Since the consensus was published in 2005, a lot of doctors forget zinc supplementation as part of the treatment algorithm for diarrhea. Some pediatricians argue that most of their patients were already prescribed multivitamins that contain adequate zinc content that further supplementation may not be necessary. But how sure are they that the mother is giving the multivitamins to their sick child?
In my rural health primary practice, many mothers are surprised that I recommend zinc or other vitamins during illness. Further probing told me that they stop all vitamins once they have a sick child. It was an old practice that was passed down but is now obsolete.

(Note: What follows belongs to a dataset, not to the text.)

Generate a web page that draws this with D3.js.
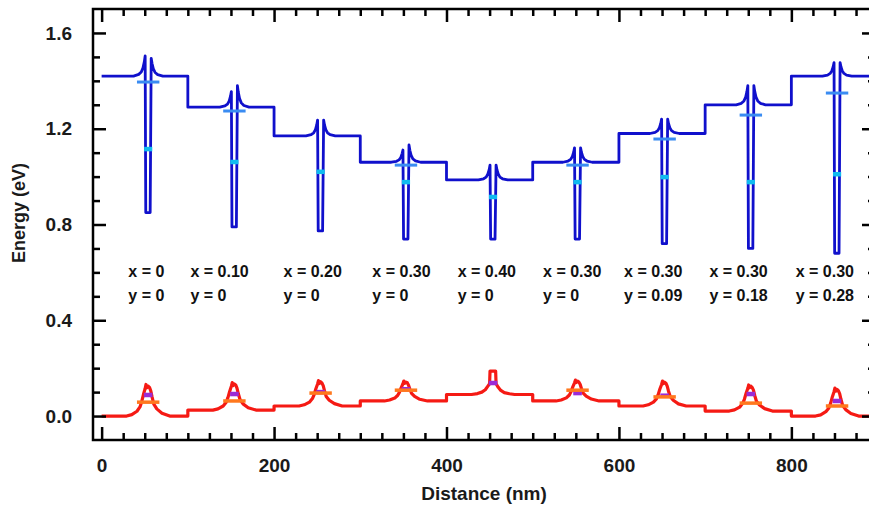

The following is WHO’s recommendations regarding zinc:
Zinc can be given as a syrup or as dispersible tablets, whichever formulation is available and affordable. By giving zinc as soon as diarrhoea starts, the duration and severity of the episode as well as the risk of dehydration will be reduced. By continuing zinc supplementation for 10 to 14 days, the zinc lost during diarrhoea is fully replaced and the risk of the child having new episodes of diarrhoea in the following 2 to 3 months is reduced.
This was taken from Treatment of Diarrhea 2005.
Remember to supplement zinc during diarrhea and if you are a mother reading this article, ask your pediatrician if you can switch to better forms of zinc than your plain old multivitamins. Also, stress to the caregiver it’s importance so as to greatly increase compliance.
Zinc sulfate drops and syrup are available for free in barangay health centers. We are only one of the 46 countries that have a national policy on this.
Dr. Mella is currently the head of the Committee on Diarrheal Diseases in Olongapo City. This is part of an education campaign to combat diarrhea.